Elle devrait même être bannie des tablettes de nos pharmacies, comme l’affirme le professeur de la médecine complémentaire de l’Université Exeter de Grande-Bretagne, Edzard Ernst. Car cette alternative pousse de nombreux patients à se détourner d’interventions utiles, telle la vaccination.

La fausse controverse de l’homéopathie

Dire qu’il existe encore une controverse, c’est faire le jeu des homéopathes. Soutenir que la controverse provient du milieu scientifique, c’est affirmer que les médecins, pharmaciens et compagnies pharmaceutiques complotent à ne pas rendre accessible la «vérité» de l’homéopathie —notre Pleins Feux du mois de mars portera justement sur les théories du complot.

Rappelons, pour mémoire, que toutes les allégations et opinions ne se valent pas. Nous en avons les preuves continuelles avec les questions du réchauffement climatique que les climatosceptiques tentent de réduire à une question de controverse entre scientifiques.

Devant l’indémontrable, la maxime de Hume s’avère un outil précieux. Le philosophe propose un argumentaire pour expliquer les prétendus miracles —reformulé par Jean Bricmont, dans le livre de Normand Baillargeon, «Petit cours d’autodéfense intellectuelle» (p223): «quelles raisons me donnez-vous de croire que la véracité de ce que vous avancez est plus probable que le fait que vous vous trompiez ou que vous me trompiez? Les scientifiques peuvent répondre en invoquant des expériences précises (…) pour les autres, une telle réponse n’existe pas.»

Bryn Williams-Jones, le directeur du Centre de bioéthique de l’Université de Montréal, me le rappelait récemment en entrevue: «Il faut toujours se demander à qui cela profite?». Prendre le temps de s’informer à plusieurs sources, de se poser des questions sur la véracité des faits —et les effets— en d’autres mots, ne rien avaler tout cru.

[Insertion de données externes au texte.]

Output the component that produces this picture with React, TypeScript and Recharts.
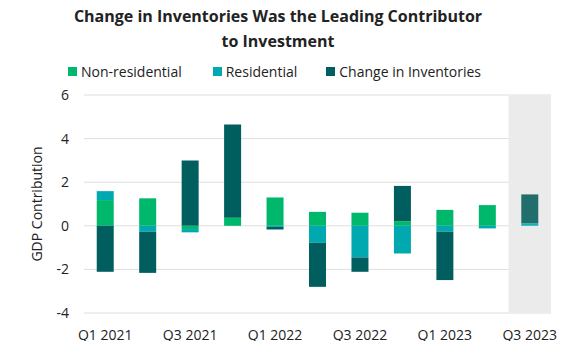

Avant tout, cultiver le doute et l’esprit critique, même (surtout?) en matière de santé.

L’Université de Toronto dans l’eau chaude

Dernière nouvelle: l’Université de Toronto a établi un nouveau Centre de médecine intégrative où se donnait d’ailleurs une conférence, samedi dernier, sur les «Soins alternatifs de la médecine» (re sic) —où figure en bonne place l’homéopathie. Une journée animée par la vedette de l’homéopathie Bryce Wlyde.

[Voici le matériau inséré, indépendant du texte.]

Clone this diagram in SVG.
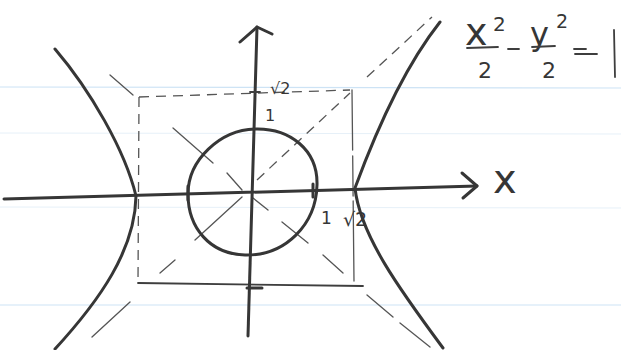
<svg xmlns="http://www.w3.org/2000/svg" width="621" height="350" viewBox="0 0 621 350">
<style>
.ink{fill:none;stroke:#363636;stroke-width:3;stroke-linecap:round;stroke-linejoin:round}
.mid{fill:none;stroke:#3e3e3e;stroke-width:1.8;stroke-linecap:round}
.thin{fill:none;stroke:#555;stroke-width:1.3;stroke-linecap:round}
.dash{fill:none;stroke:#555;stroke-width:1.3;stroke-dasharray:10 7}
.rule{stroke:#cde3f5;stroke-width:1.2}
.rule2{stroke:#e6f0f8;stroke-width:1}
.t{font-family:"DejaVu Sans",sans-serif;fill:#363636}
</style>
<rect width="621" height="350" fill="#fff"/>
<g id="paper">
<line class="rule" x1="0" y1="87" x2="621" y2="88"/>
<line class="rule2" x1="0" y1="133" x2="621" y2="134"/>
<line class="rule2" x1="0" y1="207" x2="621" y2="208"/>
<line class="rule" x1="0" y1="305" x2="621" y2="305"/>
</g>
<g id="box">
<path class="dash" d="M139,97 L350,90"/>
<path class="dash" d="M139,97 L138,283"/>
<path class="thin" d="M352,90 L354,282" stroke-dasharray="60 6 40 5 80"/>
<path class="mid" d="M138,283 L363,286"/>
</g>
<g id="asymptotes">
<path class="thin" d="M110,75 L133,95"/>
<path class="thin" d="M173,128 L213,163 M227,173 L242,190"/>
<path class="dash" d="M257,180 L350,93"/>
<path class="dash" d="M367,77 L432,17"/>
<path class="thin" d="M242,197 L195,240 M160,273 L175,260 M92,337 L130,302"/>
<path class="thin" d="M253,198 L268,210 M282,222 L308,243 M323,255 L343,273 M367,295 L393,317 M400,323 L430,347"/>
</g>
<g id="axes">
<path class="ink" d="M4,199 L477,186"/>
<path class="ink" d="M462,173 L477,186 L463,198"/>
<path class="ink" d="M248,336 L257,27"/>
<path class="ink" d="M240,42 L257,27 L272,34"/>
<path class="ink" d="M247,288 L262,288"/>
<path class="mid" d="M250,92 L260,92"/>
</g>
<g id="circle">
<path class="ink" d="M255,129 C290,128 318,150 317,185 C316,225 285,256 245,255 C210,254 188,228 188,194 C188,160 220,130 255,129 Z"/>
<path class="ink" d="M188,186 L188,200 M313,184 L313,197"/>
</g>
<g id="hyperbola">
<path class="ink" d="M440,22 C410,60 380,120 355,188 C360,235 400,290 443,348"/>
<path class="ink" d="M55,49 C90,90 125,150 136,196 C135,250 100,300 55,349"/>
</g>
<g id="labels">
<text class="t" x="270" y="94" font-size="16">√2</text>
<text class="t" x="265" y="121" font-size="16">1</text>
<text class="t" x="321" y="224" font-size="17">1</text>
<text class="t" x="343" y="226" font-size="19">√2</text>
<text class="t" x="493" y="193" font-size="40">x</text>
</g>
<g id="equation">
<text class="t" x="465" y="45" font-size="38">x</text>
<text class="t" x="493" y="31" font-size="20">2</text>
<line class="mid" x1="467" y1="48" x2="498" y2="47"/>
<text class="t" x="478" y="78" font-size="22">2</text>
<line class="mid" x1="508" y1="49" x2="519" y2="49"/>
<text class="t" x="530" y="45" font-size="32">y</text>
<text class="t" x="556" y="28" font-size="19">2</text>
<line class="mid" x1="532" y1="47" x2="555" y2="46"/>
<text class="t" x="542" y="78" font-size="22">2</text>
<line class="mid" x1="574" y1="49" x2="586" y2="49"/>
<line class="mid" x1="575" y1="54" x2="597" y2="54"/>
<line class="mid" x1="614" y1="30" x2="615" y2="77"/>
</g>
</svg>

Lire à ce sujet, l’excellent billet sur le site de l’Institut pour la recherche sur les politiques publiques, «L’homéopathie et l’éthique des recherches sur la magie». Et également le texte du pharmacien Scott Gavura qui remet en question cette inclinaison vers les pseudo-sciences de l’institution ontarienne.

En Allemagne, l’annonce d’une formation en homéopathie offerte à l’Université a fait réagir des médecins et —étrangement— certains homéopathes, dont Christoph Trapp de l’association des médecins homéopathes d’Allemagne qui soutient que «Nous ne sommes pas pour. Cette nouvelle formation à Traunstein ouvre la porte à une académisation des praticiens de médecines douces». Le monde à l'envers.